Sesuai perkembangan zaman, kini tidak sedikit kita temukan alternatif bagi pasangan yang punya balita. Alternatif yang dimaksud adalah jasa penitipan anak (balita). Alternatif ini tampaknya bisa mengatasi masalah bagi suami-istri yang sama-sama bekerja. Namun, apakah alternatif ini baik dari sisi PAUD? Tampaknya perlu penelitian para pakar PAUD. Memang dari sisi berlangsungnya aktivitas pekerjaan orangtua balita, khususnya si ibu dapat merupakan pilihan. Karena itu, pada masa mendatang dibutuhkan tempat penitipan anak yang dapat memberi jaminan PAUD. Misalnya, di tempat penitipan anak si penyedia jasa bukan sekadar menjaga, memberi makan, mengganti pakian anak jika buang air besar/kecil, melainkan juga memberikan pendidikan yang dapat menumbuhkembangkan jiwa anak secara sehat.

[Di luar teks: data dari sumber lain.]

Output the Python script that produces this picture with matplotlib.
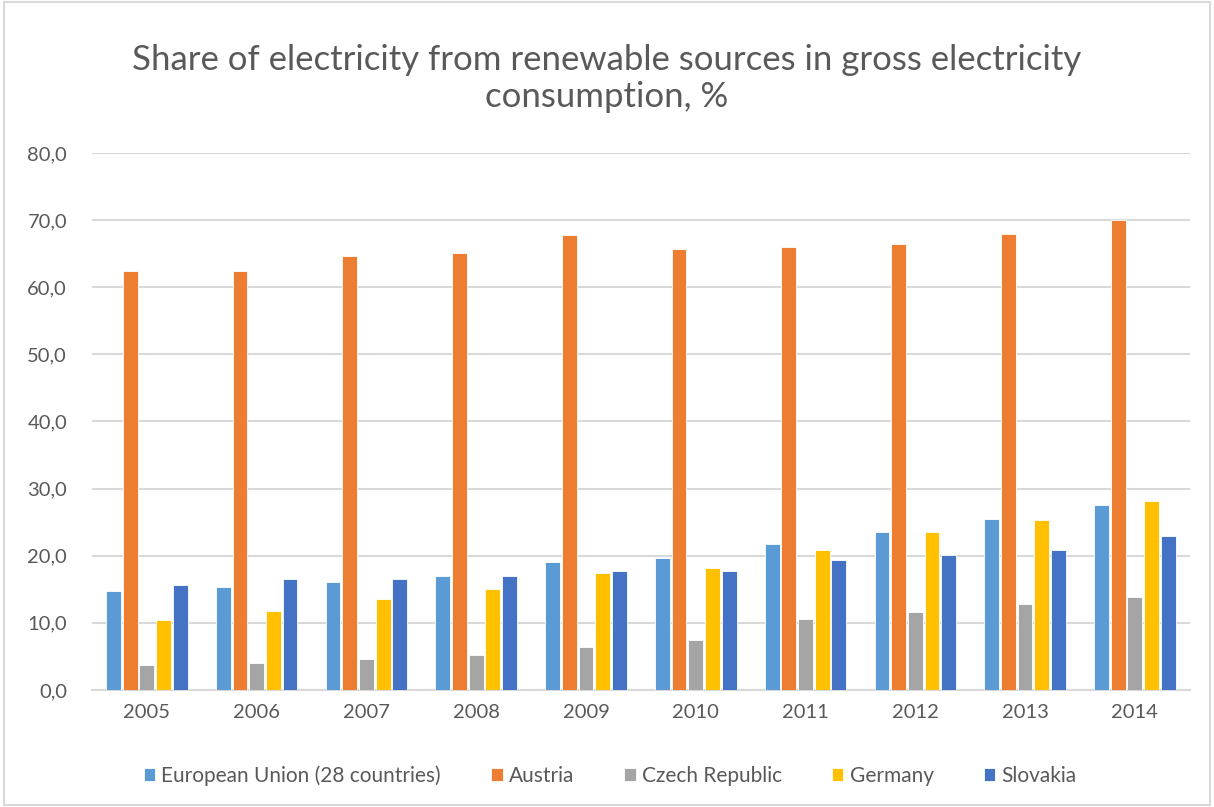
import numpy as np
import matplotlib.pyplot as plt
from matplotlib.ticker import FuncFormatter
from matplotlib.patches import Rectangle

years = ['2005', '2006', '2007', '2008', '2009', '2010', '2011', '2012', '2013', '2014']
eu28 = [14.8, 15.3, 16.1, 17.0, 19.0, 19.7, 21.7, 23.5, 25.4, 27.5]
austria = [62.4, 62.4, 64.6, 65.1, 67.8, 65.7, 66.0, 66.5, 68.0, 70.0]
czech = [3.7, 4.0, 4.6, 5.2, 6.4, 7.5, 10.6, 11.6, 12.8, 13.9]
germany = [10.5, 11.8, 13.6, 15.1, 17.4, 18.1, 20.9, 23.6, 25.3, 28.2]
slovakia = [15.7, 16.6, 16.5, 17.0, 17.8, 17.8, 19.3, 20.1, 20.8, 23.0]

series = [
    ('European Union (28 countries)', eu28, '#5b9bd5'),
    ('Austria', austria, '#ed7d31'),
    ('Czech Republic', czech, '#a5a5a5'),
    ('Germany', germany, '#ffc000'),
    ('Slovakia', slovakia, '#4472c4'),
]

plt.rcParams['font.family'] = ['Lato', 'DejaVu Sans']
txt = '#595959'

fig = plt.figure(figsize=(12.14, 8.07), dpi=100)
ax = fig.add_axes([0.0758, 0.145, 0.9042, 0.6654])

x = np.arange(len(years))
step = 0.152
width = 0.135
for i, (name, vals, col) in enumerate(series):
    ax.bar(x + (i - 2) * step, vals, width, color=col, label=name,
           edgecolor='white', linewidth=0.6, zorder=3)

ax.set_xlim(-0.5, len(years) - 0.5)
ax.set_ylim(0, 80)
ax.set_yticks(np.arange(0, 81, 10))
ax.yaxis.set_major_formatter(FuncFormatter(lambda v, p: f'{v:.1f}'.replace('.', ',')))
ax.set_xticks(x)
ax.set_xticklabels(years)
ax.grid(axis='y', color='#d9d9d9', linewidth=1.5, zorder=0)
for s in ['top', 'right', 'left']:
    ax.spines[s].set_visible(False)
ax.spines['bottom'].set_color('#d9d9d9')
ax.spines['bottom'].set_linewidth(1.5)
ax.tick_params(length=0, labelsize=14.5, colors=txt, pad=10)
ax.tick_params(axis='y', pad=18)

fig.text(0.5, 0.903, 'Share of electricity from renewable sources in gross electricity\nconsumption, %',
         ha='center', va='center', fontsize=25, color=txt, linespacing=1.2)

leg = ax.legend(loc='upper center', bbox_to_anchor=(0.472, -0.105), ncol=5, frameon=False,
                fontsize=15, handlelength=0.55, handleheight=0.55, handletextpad=0.3,
                columnspacing=2.4)
for t in leg.get_texts():
    t.set_color(txt)

fig.patches.append(Rectangle((0.003, 0.003), 0.994, 0.994, transform=fig.transFigure,
                             fill=False, edgecolor='#d9d9d9', linewidth=1.5))

fig.savefig('out.png', dpi=100)
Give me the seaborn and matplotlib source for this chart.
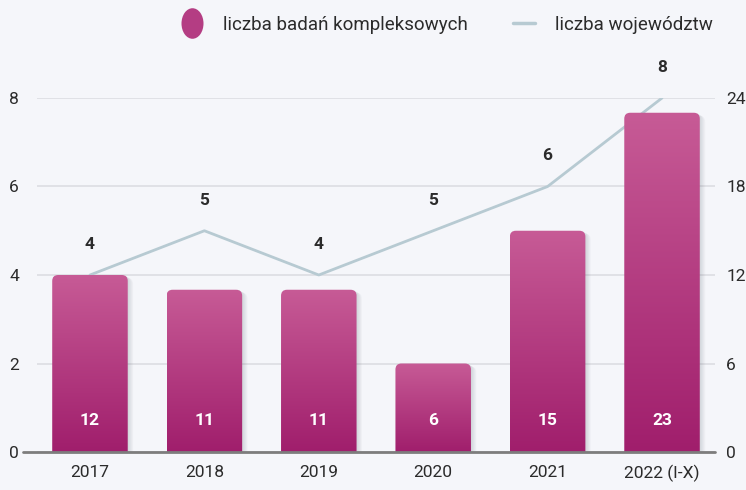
import numpy as np
import matplotlib
matplotlib.use("Agg")
import matplotlib.pyplot as plt
import seaborn as sns
from matplotlib.patches import FancyBboxPatch
from matplotlib.lines import Line2D
from matplotlib.path import Path
from matplotlib.transforms import Affine2D
from matplotlib.colors import LinearSegmentedColormap

years = ["2017", "2018", "2019", "2020", "2021", "2022 (I-X)"]
badania = [12, 11, 11, 6, 15, 23]      # liczba badań kompleksowych (right axis)
wojewodztwa = [4, 5, 4, 5, 6, 8]        # liczba województw (left axis)
left_ticks = [0, 2, 4, 6, 8]
right_ticks = [0, 6, 12, 18, 24]

bg = "#f5f6fa"
bar_top = "#c75b96"
bar_bottom = "#a01e6c"
line_col = "#b7cad2"
text_col = "#2b2b2b"

sns.set_theme(style="white")
plt.rcParams["font.family"] = ["Roboto", "DejaVu Sans"]

fig = plt.figure(figsize=(7.46, 4.90), dpi=100, facecolor=bg)
ax = fig.add_axes([37 / 746, 38 / 490, 678 / 746, 354 / 490])
ax.set_facecolor(bg)
ax2 = ax.twinx()

# line (left axis), drawn behind the bars
sns.lineplot(x=years, y=wojewodztwa, ax=ax, color=line_col, linewidth=2, sort=False)
ax.set_ylim(0, 8)
ax.set_yticks(left_ticks)
ax.grid(axis="y", color="#dcdde2", linewidth=1.2)
ax.grid(axis="x", visible=False)

# bars (right axis)
sns.barplot(x=years, y=badania, ax=ax2, width=0.66, color=bar_top)
ax2.set_ylim(0, 24)
ax2.set_yticks(right_ticks)
ax2.grid(False)
ax.set_xlim(-0.463, len(years) - 1 + 0.463)

cmap = LinearSegmentedColormap.from_list("bar", [bar_bottom, bar_top])
grad = np.linspace(0, 1, 256).reshape(-1, 1)
px_x = 678 / (ax.get_xlim()[1] - ax.get_xlim()[0])
px_y = 354 / 24
aspect = px_x / px_y
rs = 6 / px_x
for p in list(ax2.patches):
    x0, w, h = p.get_x(), p.get_width(), p.get_height()
    p.set_visible(False)
    # soft shadow
    for k in range(1, 7):
        sh = FancyBboxPatch((x0 + k * 0.9 / px_x, -1), w, h + 1 - k * 0.5 / px_y,
                            boxstyle=f"round,pad=0,rounding_size={rs}",
                            mutation_aspect=aspect, facecolor="#55606a",
                            edgecolor="none", alpha=0.035, zorder=1,
                            transform=ax2.transData)
        ax2.add_patch(sh)
    clip = FancyBboxPatch((x0, -1), w, h + 1,
                          boxstyle=f"round,pad=0,rounding_size={rs}",
                          mutation_aspect=aspect, facecolor="none",
                          edgecolor="none", transform=ax2.transData)
    ax2.add_patch(clip)
    im = ax2.imshow(grad, extent=[x0, x0 + w, 0, h], origin="lower", cmap=cmap,
                    aspect="auto", zorder=2)
    im.set_clip_path(clip)

ax2.set_ylim(0, 24)
ax.set_xlim(-0.463, len(years) - 1 + 0.463)

# labels
for i, (b, v) in enumerate(zip(badania, wojewodztwa)):
    ax2.annotate(str(b), (i, 0), xytext=(0, 23), textcoords="offset points",
                 ha="center", va="center", color="white", fontsize=12.5,
                 fontweight="bold", zorder=5)
    ax.annotate(str(v), (i, v), xytext=(0, 22), textcoords="offset points",
                ha="center", va="center", color=text_col, fontsize=12.5,
                fontweight="bold", annotation_clip=False)

for a in (ax, ax2):
    for s in a.spines.values():
        s.set_visible(False)
    a.tick_params(length=0, labelsize=12.5, labelcolor=text_col)
    a.set_xlabel("")
    a.set_ylabel("")
ax.tick_params(axis="y", pad=13)
ax2.tick_params(axis="y", pad=8)
ax.tick_params(axis="x", pad=9)
ax2.axhline(0, color="#7d7d7d", linewidth=2, zorder=4, xmin=-0.02, xmax=1.0, clip_on=False)

ellipse = Affine2D().scale(0.72, 1.0).transform_path(Path.unit_circle())
handles = [
    Line2D([], [], marker=ellipse, linestyle="none", markersize=22,
           markerfacecolor="#b43d83", markeredgecolor="none"),
    Line2D([], [], color=line_col, linewidth=2.5),
]
fig.legend(handles, ["liczba badań kompleksowych", "liczba województw"],
           loc="center right", bbox_to_anchor=(0.978, 0.95), ncol=2, frameon=False,
           fontsize=13.5, labelcolor=text_col, handlelength=1.2, columnspacing=2.4,
           handletextpad=1.05)

fig.savefig("out.png", dpi=100, facecolor=bg)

Mengingat pentingnya PAUD, pemerintah pusat maupun daerah sudah sepantasnya memberi pembinaan kepada penyedia jasa penitipan anak (balita) demi masa depan anak bangsa. Sudah waktunya pula sebagian dana pendidikan itu diarahkan pada pemberi bantuan sarana dan prasarana pada kelangsungan PAUD. Tenaga pengasuh anak itu diberi pendidikan dan pelatihan sehingga nantinya benar-benar menjadi tenaga terdidik dan terlatih dalam PAUD di tempat jasa penitipan anak. Hampir dipastikan jasa penitipan anak akan makin dibutuhkan demi kelangsungkan karier para ibu yang selama ini selalu mengalah (berhenti bekerja) demi pengasuhan anak.

PROGRAM PAUD "TIANASARI"

Program ini bertujuan agar semua anak usia dini (usia 0-6 tahun), baik laki-laki maupun perempuan memiliki kesempatan tumbuh dan berkembang optimal sesuai dengan potensi yang dimilikinya, sesuai tahap-tahap perkembangan atau tingkat usia mereka. PAUD juga merupakan pendidikan persiapan untuk mengikuti jenjang pendidikan sekolah dasar. Secara lebih spesifik, program ini bertujuan untuk meningkatkan akses dan mutu pelayanan pendidikan melalui jalur formal seperti Taman Kanak-Kanak (TK), Raudhatul Athfal (RA) dan bentuk lain yang sederajat, serta jalur pendidikan non-formal berbentuk Kelompok Bermain (KB), Taman Penitipan Anak (TPA) atau bentuk lain yang sederajat, dan jalur informal berbentuk pendidikan keluarga atau pendidikan yang diselenggarakan oleh lingkungan.